12 Apr 2013 crhodes   » (Master)

In case a single cryptic twitter post isn't clear enough: SBCL got accepted as a mentoring organization to Google Summer of Code for 2013. Our hastily-constructed organization profile page is available, and anyone who is interested in mentoring students on SBCL-related projects (and has a few hours to spare a week over the summer months) is welcome to sign up to the site and request mentor status.

We also have an indicative list of potential projects, mostly constructed with extreme speed just before the application deadline by Paul Khuong. I say “indicative” because I think the most important factor in successful student projects is intrinsic motivation, which must (of course) come from the student themselves. So I'd suggest that any potential student applicant should use those ideas as a guide, rather than a finished application: feel free to mix and match goals.
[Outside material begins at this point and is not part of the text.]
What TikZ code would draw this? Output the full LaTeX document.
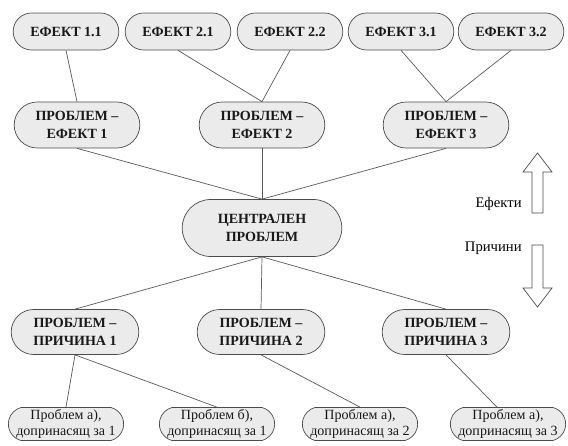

I think it's also worth emphasizing that it's unlikely that SBCL will be allocated more than a handful of student slots: the guidelines do say that organizations new to the programme are likely to be given relatively few to see how they cope; although I've mentored for the program before it's not clear whether that experience, with LispNYC, will carry forward into this new organizational setup. So students keen to work on SBCL would be well advised to engage early, and demonstrate that they can at least begin to work with the codebase (a trivial typo-fix patch, with correctly-formatted commit message, would be a great start, for example). It's also worth saying that Google, not the SBCL organization, has the last word on which students are accepted.

(Thanks to the Common Lisp Foundation for agreeing at very short notice to handle the financial-related side of SBCL's participation.)